Excellence in Catholic Education

For years my husband has led an annual “pilgrimage” to the University of Notre Dame to take in a football game. He would along whatever kids could get away as well as his brother and family. Besides the fun of going to a big college football game, he wanted the kids to see the magnificent campus and to think big. Today I have three children working on graduate degrees in the US, including one at Notre Dame. So I guess his plan worked. But I digress…

On one of their trips, one of my daughters learned about a new program at Notre Dame, Alliance for Catholic Education (ACE). Still in high school, she knew this was exactly what she wanted to do and she began to plan for it then and there. The ACE program quickly spawned similar programs in other Catholic universities and together they formed the University Consortium for Catholic Education (UCCE) in 2005.
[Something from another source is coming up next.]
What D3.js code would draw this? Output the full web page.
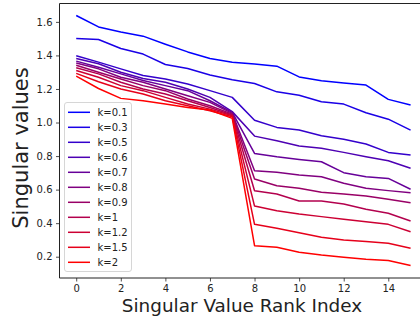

The programs are founded on three pillars:


UCCE members complete graduate coursework at their respective universities to develop their capabilities as competent Catholic educators. They also spend two years serving as educators who contribute to promoting and enriching their Catholic school communities.


UCCE members commit to sharing and deepening their faith and spiritual lives. Each university utilizes the traditions of its founding order to help teachers recognize God in the world and continually respond to the call to teach as Jesus did.


UCCE members live in intentional Christian communities in order to share household responsibilities, support each other and share their faith. Communities become powerful centers of personal and community growth through living simply and encouraging each teacher’s development.

My daughter is in her second year of the PLACE Corps program at Loyola Marymount University in Los Angeles. She teaches full-time in an underserved Catholic school and takes courses toward her Master’s degree in the evening and during the summer. She lives in community with several other PLACE students in one of several houses situated in the neighborhoods in which they teach.

The beauty of these programs is that they place some of the brightest young teachers in the neediest parish schools in the diocese, schools that are sometimes hard to staff. The teachers hone their skills serving students who especially need the witness of faithful Catholic adults. The students often come from difficult situations. In my daughter’s school, most children are Hispanic, many illegal. They are poor and frequently from families that are not intact for a variety of reasons. There are gangs and drugs around and the only hope for the kids is to stay in school and get a decent education. The PLACE Corps teachers are experiencing teaching as a mission that extends beyond the classroom and the parish church and into the community.

Their Catholic faith, their commitment to service and the “preferential option for the poor” are all essential elements of their development as exceptional Catholic educators. The UCCE member programs graduate about 400 teachers per year – a drop in the bucket, I suppose, but hopefully these programs will continue to expand. They are renewing the spirit of the courageous men and women who founded Catholic schools throughout North America.

Just in case my readers think I am down on educators or Catholic schools after my recent posts on education, I am very hopeful when I see programs like ACE and PLACE Corps and the others in the UCCE. If this is the future of Catholic education, then the future is very bright indeed.